Khusrupur is a town and a notified area in Patna district of Bihar state, India. It is situated at the bank of river the Ganges. It is located on NH-30, 34 kilometers east of Patna. By rail, it is 31 kilometers east of Patna.

== Tourism ==
The ancient and historical Shiv temple is situated in Baikatpur village adjacent to the capital Patna, which is also known as Shri Gaurishankar Baikunthdham. The glory of this ancient temple is associated with many eras of the past. Situated just 3 kilometers away from the town by road. Its design is a combination of both Hindu and Muslim architectural styles. This temple looks like a temple from front and like a mosque from behind. It is a big and very old temple of Lord Shiva where Shiv and Shiva (Parvati) both are jointly worshiped in one Shivling. According to local people, this temple exist from Mahabharat times and the king Jarasandh (the ruler of Magadh) used to worship this Shivling.

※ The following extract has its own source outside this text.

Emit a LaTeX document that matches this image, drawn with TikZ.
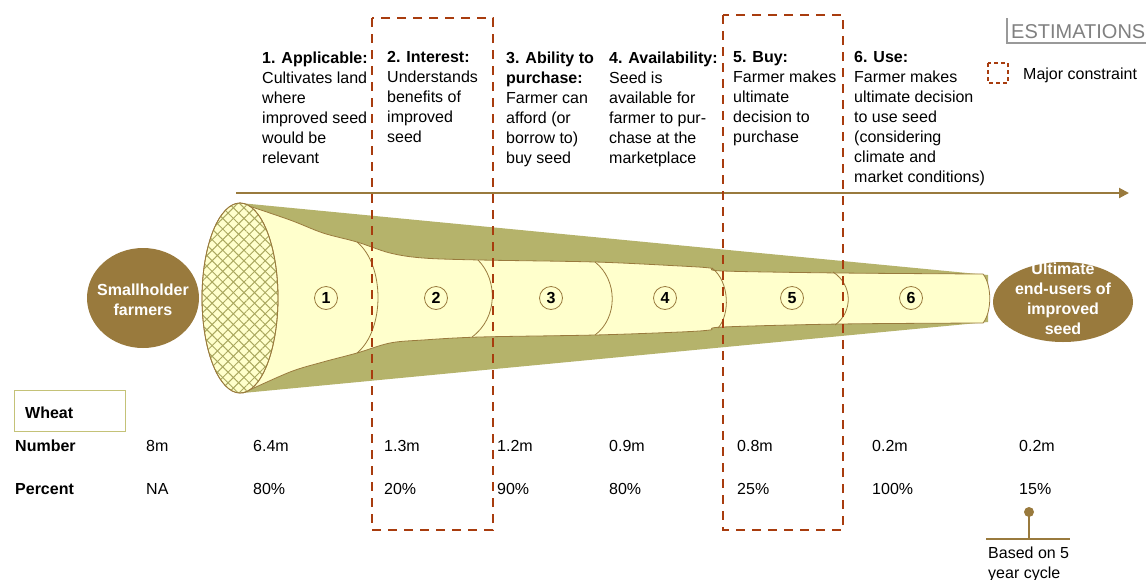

Man Singh ordered the restoration of the temple the before he started his journey and achieved victory in Bengal.

Formerly the temple was situated on the southern bank of the Ganges. Now, the Ganges has receded about 5 km north. A saint always remained on a boat in the water of the Ganges. Management has constructed a large cement boat and a temple in his memory on the Samadhi of the saint. New tourist, visitors, pilgrims devotees and worshipers are introduced to this as temple of Naiea baba.' Temple premises have adequate arrangement for rituals like marriage ceremony, mundan and other local festivities.

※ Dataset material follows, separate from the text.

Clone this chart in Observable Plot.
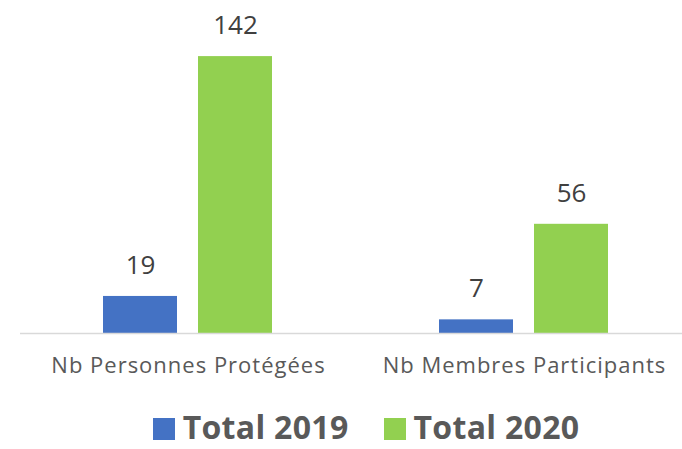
<!DOCTYPE html>
<html><head><meta charset="utf-8">
<script src="https://cdn.jsdelivr.net/npm/d3@7"></script>
<script src="https://cdn.jsdelivr.net/npm/@observablehq/plot@0.6"></script>
<style>
body{margin:0;background:#fff;font-family:"Open Sans",sans-serif;overflow:hidden;}
#legend{display:flex;justify-content:center;align-items:center;gap:35px;font-weight:bold;font-size:32px;color:#595959;margin-top:22px;margin-left:50px;line-height:30px;height:30px;letter-spacing:0.3px;}
#legend span.sw{display:inline-block;width:22px;height:22px;margin-right:8px;vertical-align:-1px;}
</style></head>
<body><div id="chart"></div><div id="legend"></div>
<script>
const categories = ["Nb Personnes Protégées", "Nb Membres Participants"];
const series = ["Total 2019", "Total 2020"];
const values2019 = [19, 7];
const values2020 = [142, 56];
const colors = ["#4472C4", "#92D050"];

const data = [];
categories.forEach((c, i) => {
  data.push({cat: c, serie: series[0], value: values2019[i]});
  data.push({cat: c, serie: series[1], value: values2020[i]});
});

const chart = Plot.plot({
  width: 682,
  height: 390,
  marginLeft: 20,
  marginRight: -10,
  marginTop: 21,
  marginBottom: 57,
  style: {fontFamily: "'Open Sans', sans-serif", color: "#595959", background: "#fff"},
  fx: {domain: categories, padding: 0, axis: null},
  x: {domain: series, paddingInner: 0.219, paddingOuter: 0.86, axis: null},
  y: {domain: [0, 160], axis: null},
  color: {domain: series, range: colors},
  marks: [
    Plot.barY(data, {fx: "cat", x: "serie", y: "value", fill: "serie"}),
    Plot.ruleY([0], {stroke: "#d9d9d9", strokeWidth: 1.5}),
    Plot.text(data, {fx: "cat", x: "serie", y: "value", text: d => String(d.value), dy: -31, fontSize: 26, fill: "#404040"}),
    Plot.text(categories, {fx: d => d, text: d => d, frameAnchor: "bottom", dy: 39, fontSize: 22, fill: "#595959"})
  ]
});
chart.querySelectorAll("text").forEach(t => {
  if (categories.includes(t.textContent)) t.setAttribute("letter-spacing", "1");
});
document.getElementById("chart").appendChild(chart);

const legend = document.getElementById("legend");
series.forEach((s, i) => {
  const item = document.createElement("div");
  const sw = document.createElement("span");
  sw.className = "sw";
  sw.style.background = colors[i];
  item.appendChild(sw);
  item.appendChild(document.createTextNode(s));
  legend.appendChild(item);
});
</script></body></html>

On 1 June 2009, Khusrupur railway station witnessed burning of two trains by a mob protesting the withdrawal of stoppage of trains there.

== Places near Khusrupur ==
Places near Khusrupur include Baikatpur (3 km), Haibatpur (3 km), Bahadurpur (5 km), Jagmal Bigha (6 km), Momin Pur (6 km), Kala Diara (7 km) Lodipur (2 km). Surrounded by Raghopur Block towards North, Nagar Nausa Block towards South, Bakhtiarpur Block towards East, Daniyawan Block towards west, Khusrupur serves as the market hub for places nearby.

==Demographics==
As of 2001 India census, Khusrupur had a population of 12,185. Males constitute 53% of the population and females 47%. Khusrupur has an average literacy rate of 54%, lower than the national average of 59.5%: male literacy is 62%, and female literacy is 45%. In Khusrupur, 17% of the population is under 6 years of age.